The question I answered is What's a good system for many (6+) players?
My answer, deleted by a mod, read:
Personally, I'd go for Warhammer Fantasy RP, either the first or the second edition. (I have no experience with the third one, but that might suit you as well.)
It's grim, dark fantasy by default, but you can tweak it to your needs, obviously.
Character creation, if you know the system well, can be done really fast. Ignore rolling, make up the numbers, or, what's even faster, take some pregenerated characters from the book(s), change their names and a few numbers within the range allowed by the rules and there you go.
The combat (and skill) system is basically a percentile roll and a damage roll (if I remember correctly.) Read through it (it's no longer than about 10 pages?) Strip away most of the optional rules, as well as anything "non-optional" (because for the DM, anything and everything is optional.)
It does play fast even with most of the official optional rules in place. When we played it, turns rarely took longer than what you require.
It has as much combat in it as you put in it. ;) Be warned, though: combat can be pretty lethal, unless you multiply everyone's hit points fairly.
It has very few tracked conditions indeed, especially if you strip away the optional rules.
Note, please, that the above practically holds true of most BRP based systems - like Call of Cthulhu, for example - as well. The reason why I'd go for WFRP is that it's fantasy, and it has an excellent, extensively described world (a lot of description in WFRP1, a bare 10-20 pages in WFRP2, but tons of expansions and novels and whatnot if you have the time and are willing to read up on it. If not, filling out the blanks between the ribs of the skeleton is rather easy.) Also, it's the fantasy BRP-like system that I definitely have experience with. :)
I got a comment from the mod who later deleted the entire answer asking me to provide personally identifiable information, err, I mean, a request saying "Please indicate your experience with very large groups with WHFRP." He also posted a comment below the original Q (people must be flocking to read comments and requirement added by others than the original OP, I guess) warning people of deletion. Later on, he posted a rather insulting additional comment, "notifying" everyone of the deletions.
I chose to delay and consider fulfilling said mod's request for various reasons - least of which is that I think I had a valid answer without the requested info. I answered all the sub-points, recommending a game that matched most and was (is) worthy of consideration. Despite the title of the Q, the OP did not ask for detailed personal experience, and my answer, even though it did almost explicitly imply I had such, would not have been made better by listing said experience(s) in long-winded paragraphs. In my opinion this might be reason enough for some to downvote an answer (though even that's weird, considering that my points satisfied all the points raised by the Q), but for deletion? Seems definite overkill.

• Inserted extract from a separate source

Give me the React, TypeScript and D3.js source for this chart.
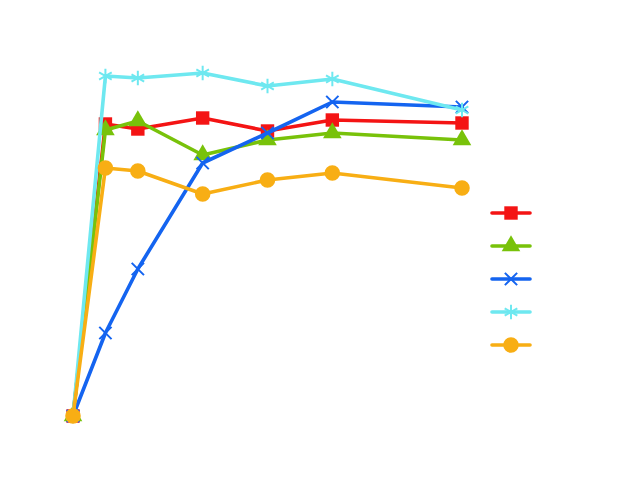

I've checked out the "Why was my A deleted" section, yet still can't seem to identify the reason for the deletion. The aforementioned section says the following:
Answers that do not fundamentally answer the question may be removed. This includes answers that are:
commentary on the question or other answers asking another, different question; “thanks!” or “me too!” responses; exact duplicates of other answers; barely more than a link to an external site; not even a partial answer to the actual question
My A does not match any of these. It was not commentary on the Q or other As, was not "thanks!/me too!"; wasn't a duplicate of any other A; was way more than a link; and was, again, way more than a bare partial answer. Apparently, it simply did not fit a certain mod's taste.
My questions here are: Why exactly was my answer deleted? Why was there no explanatory warning about a possible deletion below my A (because, frankly, I usually don't have the time to check back for comments on the Q or others' As)? Will this be a widespread practice on rpg.SE from now on? Are we, users, required to obey mod requests for information and/or answer-expansion?
Just curious. (But feel free to "delete, delete, delete" this Q as well in case... anyone doesn't like it.)